Teilprojekt: “EVO2LVE im Sport und im Leben” (EVO2LVE in sports and in life)

 

I. “Back to the roots” (Zeitgemäßes Update bezüglich der Umsetzung der Olympischen Idee):

1. Der Denkansatz dieses Projektes geht auf Pierre de Coubertin zurück. Das Denken und Handeln von Coubertin lässt sich folgendermaßen begründen:

i von Coubertin:

a. Er sah angesichts der Schlachtfelder dieser Welt den Frieden auf der Erde gefährdet und war auf der Suche nach friedensbildenden Maßnahmen und Konzepten vom Grunde her. b.
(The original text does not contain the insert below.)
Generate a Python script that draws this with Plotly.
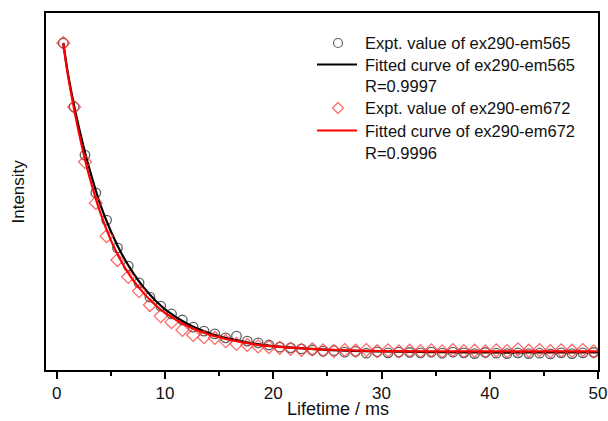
import plotly.graph_objects as go

# ---- data (arbitrary intensity units) ----
x_expt = [0.6 + i for i in range(50)]

em565_expt = [91.6, 73.7, 60.2, 49.6, 42.0, 34.2, 29.1, 24.4, 20.4, 17.9,
              15.7, 14.0, 12.0, 10.9, 10.1, 9.0, 9.5, 8.1, 7.6, 7.0,
              6.4, 6.2, 5.9, 5.6, 5.3, 5.4, 5.0, 5.2, 4.7, 5.1,
              4.8, 5.0, 4.9, 4.8, 5.0, 4.7, 5.0, 4.8, 4.6, 4.9,
              4.7, 4.6, 4.8, 4.6, 4.7, 4.5, 4.8, 4.6, 4.8, 4.9]

em672_expt = [91.6, 73.7, 58.3, 46.8, 37.5, 30.8, 26.1, 22.1, 18.2, 15.1,
              13.4, 11.2, 9.8, 9.2, 9.0, 8.1, 7.3, 7.0, 6.6, 6.4,
              6.2, 5.9, 5.6, 5.8, 5.5, 5.3, 5.6, 5.4, 5.6, 5.3,
              5.5, 5.2, 5.4, 5.3, 5.5, 5.2, 5.6, 5.3, 5.4, 5.2,
              5.5, 5.3, 5.8, 5.4, 5.6, 5.3, 5.5, 5.4, 5.6, 5.2]

x_fit = [0.6, 1.0, 1.6, 2.0, 2.6, 3.0, 4.0, 5.0, 6.0, 7.0, 8.0, 9.0, 10.0,
         12.0, 14.0, 16.0, 18.0, 20.0, 23.0, 26.0, 30.0, 35.0, 40.0, 45.0, 50.0]
em565_fit = [91.6, 83.5, 74.0, 68.5, 61.0, 56.5, 46.5, 38.8, 32.5, 27.4, 23.2, 19.8, 17.0,
             13.0, 10.4, 8.7, 7.5, 6.7, 6.0, 5.5, 5.2, 5.0, 4.9, 4.9, 4.9]
em672_fit = [91.6, 83.0, 73.0, 67.0, 59.0, 54.3, 44.2, 36.3, 30.2, 25.4, 21.6, 18.5, 16.0,
             12.4, 10.0, 8.4, 7.3, 6.6, 6.0, 5.6, 5.3, 5.2, 5.2, 5.2, 5.2]

legend_texts = ["Expt. value of ex290-em565", "Fitted curve of ex290-em565", "R=0.9997",
                "Expt. value of ex290-em672", "Fitted curve of ex290-em672", "R=0.9996"]

x_ticks = [0, 10, 20, 30, 40, 50]

FONT = "Arial, Liberation Sans, sans-serif"
CIRCLE_COLOR = "rgba(55,55,55,0.8)"
DIAMOND_COLOR = "rgba(255,60,60,0.8)"

fig = go.Figure()
fig.add_trace(go.Scatter(x=x_expt, y=em565_expt, mode="markers", name=legend_texts[0],
                         marker=dict(symbol="circle-open", size=9.5,
                                     color=CIRCLE_COLOR, line=dict(width=1.3))))
fig.add_trace(go.Scatter(x=x_fit, y=em565_fit, mode="lines", name=legend_texts[1],
                         line=dict(color="black", width=2.2, shape="spline")))
fig.add_trace(go.Scatter(x=x_expt, y=em672_expt, mode="markers", name=legend_texts[3],
                         marker=dict(symbol="diamond-open", size=10,
                                     color=DIAMOND_COLOR, line=dict(width=1.2))))
fig.add_trace(go.Scatter(x=x_fit, y=em672_fit, mode="lines", name=legend_texts[4],
                         line=dict(color="#ff0000", width=2.2, shape="spline")))

# ---- hand-built legend (paper coords) ----
L, R, T, B = 46, 598, 13, 370
W, H = R - L, B - T
def px(xp): return (xp - L) / W
def py(yp): return (B - yp) / H

row_y = [43, 64.5, 86, 108, 130.5, 153]
text_x = 363
annotations = []
for t, yy in zip(legend_texts, row_y):
    annotations.append(dict(text=t, xref="paper", yref="paper", x=px(text_x), y=py(yy),
                            xanchor="left", yanchor="middle", showarrow=False,
                            font=dict(size=16.5, color="#111")))
shapes = []
# line symbols
for yy, col in [(row_y[1], "black"), (row_y[4], "#ff0000")]:
    shapes.append(dict(type="line", xref="paper", yref="paper",
                       x0=px(317), x1=px(357), y0=py(yy), y1=py(yy),
                       line=dict(color=col, width=2.2)))
# circle symbol
shapes.append(dict(type="circle", xref="paper", yref="paper", xsizemode="pixel", ysizemode="pixel",
                   xanchor=px(338), yanchor=py(row_y[0]), x0=-4.5, x1=4.5, y0=-4.5, y1=4.5,
                   line=dict(color=CIRCLE_COLOR, width=1.2)))
# diamond symbol
shapes.append(dict(type="path", xref="paper", yref="paper", xsizemode="pixel", ysizemode="pixel",
                   xanchor=px(338), yanchor=py(row_y[3]),
                   path="M 0,5.5 L 5.5,0 L 0,-5.5 L -5.5,0 Z",
                   line=dict(color=DIAMOND_COLOR, width=1.2)))

annotations += [
    dict(text="Intensity", xref="paper", yref="paper",
         x=px(18), y=0.5, textangle=-90, showarrow=False,
         xanchor="center", yanchor="middle", font=dict(size=17)),
    dict(text="Lifetime / ms", xref="paper", yref="paper",
         x=px(338), y=py(408.5), showarrow=False,
         xanchor="center", yanchor="middle", font=dict(size=18)),
]

fig.update_layout(
    width=608, height=421,
    margin=dict(l=L, r=608 - R, t=T, b=421 - B, autoexpand=False),
    paper_bgcolor="white", plot_bgcolor="white",
    font=dict(family=FONT, size=16, color="#111"),
    showlegend=False,
    xaxis=dict(range=[-1, 50], showline=True, linecolor="black", linewidth=1.5,
               mirror=True, ticks="outside", ticklen=7, tickwidth=1.5, tickcolor="black",
               tickvals=x_ticks, ticktext=[str(v) for v in x_ticks],
               minor=dict(dtick=5, ticks="outside", ticklen=4, tickwidth=1.5, tickcolor="black"),
               showgrid=False, zeroline=False, tickfont=dict(size=17),
               ticklabelstandoff=0, automargin=False),
    yaxis=dict(range=[0, 100], showline=True, linecolor="black", linewidth=1.5,
               mirror=True, ticks="", showticklabels=False, showgrid=False, zeroline=False,
               automargin=False),
    annotations=annotations,
    shapes=shapes,
)

fig.write_html("out.html", config={"displayModeBar": False},
               post_script="document.body.style.margin='0';document.body.style.overflow='hidden';")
Er kritisierte das damalige französische Bildungssystem, bei dem es seiner Ansicht nach nur um die Erziehung und Bildung des Verstandes und des Intellektes ging. Bildung und Erziehung müsse eine Dreiheit von Bildung des Körpers, des Intellektes und des Charakters beinhalten.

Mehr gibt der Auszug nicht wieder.